■ **WHAT TO DO**:
Retype the whole listing verbatim and keep the pictures out of it.

■ **RAW DATA**:
══════

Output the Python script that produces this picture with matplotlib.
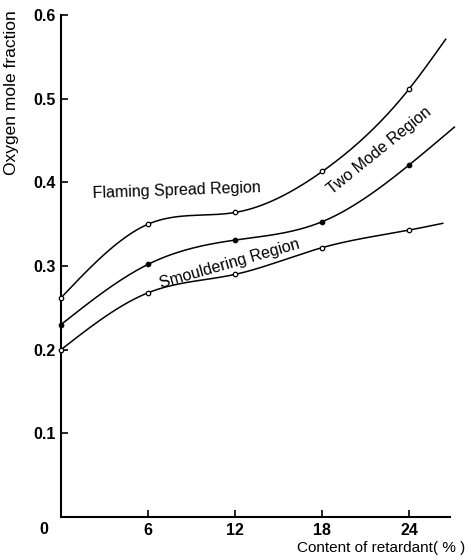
import numpy as np
import matplotlib
matplotlib.use("Agg")
import matplotlib.pyplot as plt

plt.rcParams['font.family'] = ['Liberation Sans', 'DejaVu Sans']

# content of retardant (%) and oxygen mole fraction
x_pts = [0, 6, 12, 18, 24]
flaming = [0.262, 0.350, 0.364, 0.413, 0.512]
two_mode = [0.230, 0.302, 0.331, 0.353, 0.421]
smoulder = [0.200, 0.268, 0.290, 0.322, 0.343]
# where each drawn curve stops on the right
flaming_end = (26.5, 0.571)
two_mode_end = (27.1, 0.466)
smoulder_end = (26.3, 0.351)

x_ticks = [6, 12, 18, 24]
y_ticks = [0.1, 0.2, 0.3, 0.4, 0.5, 0.6]


def spline(xs, ys, n=200):
    # natural cubic spline, only for drawing a smooth line through the points
    xs = np.asarray(xs, float)
    ys = np.asarray(ys, float)
    k = len(xs)
    h = np.diff(xs)
    A = np.zeros((k, k))
    r = np.zeros(k)
    A[0, 0] = A[-1, -1] = 1
    for i in range(1, k - 1):
        A[i, i - 1] = h[i - 1]
        A[i, i] = 2 * (h[i - 1] + h[i])
        A[i, i + 1] = h[i]
        r[i] = 3 * ((ys[i + 1] - ys[i]) / h[i] - (ys[i] - ys[i - 1]) / h[i - 1])
    c = np.linalg.solve(A, r)
    xx = np.linspace(xs[0], xs[-1], n)
    idx = np.clip(np.searchsorted(xs, xx) - 1, 0, k - 2)
    d = xx - xs[idx]
    b = (ys[1:] - ys[:-1]) / h - h * (2 * c[:-1] + c[1:]) / 3
    dd = (c[1:] - c[:-1]) / (3 * h)
    yy = ys[idx] + b[idx] * d + c[idx] * d ** 2 + dd[idx] * d ** 3
    return xx, yy


fig = plt.figure(figsize=(4.71, 5.60), dpi=100)
ax = fig.add_axes([61 / 471, 1 - 517 / 560, 389 / 471, 502 / 560])

series = [(flaming, flaming_end, 'white'),
          (two_mode, two_mode_end, 'black'),
          (smoulder, smoulder_end, 'white')]
for ys, end, face in series:
    xx, yy = spline(x_pts + [end[0]], ys + [end[1]])
    ax.plot(xx, yy, color='black', lw=1.1, clip_on=False)
    ax.plot(x_pts, ys, 'o', ms=3.2, mfc=face, mec='black', mew=0.9,
            clip_on=False, zorder=3)

ax.set_xlim(0, 26.8)
ax.set_ylim(0, 0.6)
ax.spines['top'].set_visible(False)
ax.spines['right'].set_visible(False)
ax.spines['left'].set_linewidth(1.5)
ax.spines['bottom'].set_linewidth(1.5)
ax.set_xticks(x_ticks)
ax.set_yticks(y_ticks)
ax.set_xticklabels([str(v) for v in x_ticks], fontsize=11.5, fontweight='bold')
ax.set_yticklabels(['%.1f' % v for v in y_ticks], fontsize=11.5, fontweight='bold')
ax.tick_params(direction='in', length=5, width=1.2, pad=4)
ax.text(-0.045, -0.025, '0', transform=ax.transAxes, ha='center', va='center',
        fontsize=11.5, fontweight='bold')

ax.text(8.0, 0.39, 'Flaming Spread Region', fontsize=11.5, ha='center',
        va='center', rotation=2)
ax.text(11.6, 0.303, 'Smouldering Region', fontsize=11.5, ha='center',
        va='center', rotation=16, rotation_mode='anchor')
ax.text(21.9, 0.438, 'Two Mode Region', fontsize=11.5, ha='center',
        va='center', rotation=39, rotation_mode='anchor')

fig.text(12 / 471, 1 - 10 / 560, 'Oxygen mole fraction', rotation=90,
         ha='center', va='top', fontsize=12.5)
fig.text(465 / 471, 1 - 548 / 560, 'Content of retardant( % )', ha='right',
         va='center', fontsize=11)

fig.savefig('out.png', dpi=100)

══════

■ **ANSWER TO THIS PROBLEM**:
Output the Python script that produces this picture with matplotlib.
import numpy as np
import matplotlib
matplotlib.use("Agg")
import matplotlib.pyplot as plt

plt.rcParams['font.family'] = ['Liberation Sans', 'DejaVu Sans']

# content of retardant (%) and oxygen mole fraction
x_pts = [0, 6, 12, 18, 24]
flaming = [0.262, 0.350, 0.364, 0.413, 0.512]
two_mode = [0.230, 0.302, 0.331, 0.353, 0.421]
smoulder = [0.200, 0.268, 0.290, 0.322, 0.343]
# where each drawn curve stops on the right
flaming_end = (26.5, 0.571)
two_mode_end = (27.1, 0.466)
smoulder_end = (26.3, 0.351)

x_ticks = [6, 12, 18, 24]
y_ticks = [0.1, 0.2, 0.3, 0.4, 0.5, 0.6]


def spline(xs, ys, n=200):
    # natural cubic spline, only for drawing a smooth line through the points
    xs = np.asarray(xs, float)
    ys = np.asarray(ys, float)
    k = len(xs)
    h = np.diff(xs)
    A = np.zeros((k, k))
    r = np.zeros(k)
    A[0, 0] = A[-1, -1] = 1
    for i in range(1, k - 1):
        A[i, i - 1] = h[i - 1]
        A[i, i] = 2 * (h[i - 1] + h[i])
        A[i, i + 1] = h[i]
        r[i] = 3 * ((ys[i + 1] - ys[i]) / h[i] - (ys[i] - ys[i - 1]) / h[i - 1])
    c = np.linalg.solve(A, r)
    xx = np.linspace(xs[0], xs[-1], n)
    idx = np.clip(np.searchsorted(xs, xx) - 1, 0, k - 2)
    d = xx - xs[idx]
    b = (ys[1:] - ys[:-1]) / h - h * (2 * c[:-1] + c[1:]) / 3
    dd = (c[1:] - c[:-1]) / (3 * h)
    yy = ys[idx] + b[idx] * d + c[idx] * d ** 2 + dd[idx] * d ** 3
    return xx, yy


fig = plt.figure(figsize=(4.71, 5.60), dpi=100)
ax = fig.add_axes([61 / 471, 1 - 517 / 560, 389 / 471, 502 / 560])

series = [(flaming, flaming_end, 'white'),
          (two_mode, two_mode_end, 'black'),
          (smoulder, smoulder_end, 'white')]
for ys, end, face in series:
    xx, yy = spline(x_pts + [end[0]], ys + [end[1]])
    ax.plot(xx, yy, color='black', lw=1.1, clip_on=False)
    ax.plot(x_pts, ys, 'o', ms=3.2, mfc=face, mec='black', mew=0.9,
            clip_on=False, zorder=3)

ax.set_xlim(0, 26.8)
ax.set_ylim(0, 0.6)
ax.spines['top'].set_visible(False)
ax.spines['right'].set_visible(False)
ax.spines['left'].set_linewidth(1.5)
ax.spines['bottom'].set_linewidth(1.5)
ax.set_xticks(x_ticks)
ax.set_yticks(y_ticks)
ax.set_xticklabels([str(v) for v in x_ticks], fontsize=11.5, fontweight='bold')
ax.set_yticklabels(['%.1f' % v for v in y_ticks], fontsize=11.5, fontweight='bold')
ax.tick_params(direction='in', length=5, width=1.2, pad=4)
ax.text(-0.045, -0.025, '0', transform=ax.transAxes, ha='center', va='center',
        fontsize=11.5, fontweight='bold')

ax.text(8.0, 0.39, 'Flaming Spread Region', fontsize=11.5, ha='center',
        va='center', rotation=2)
ax.text(11.6, 0.303, 'Smouldering Region', fontsize=11.5, ha='center',
        va='center', rotation=16, rotation_mode='anchor')
ax.text(21.9, 0.438, 'Two Mode Region', fontsize=11.5, ha='center',
        va='center', rotation=39, rotation_mode='anchor')

fig.text(12 / 471, 1 - 10 / 560, 'Oxygen mole fraction', rotation=90,
         ha='center', va='top', fontsize=12.5)
fig.text(465 / 471, 1 - 548 / 560, 'Content of retardant( % )', ha='right',
         va='center', fontsize=11)

fig.savefig('out.png', dpi=100)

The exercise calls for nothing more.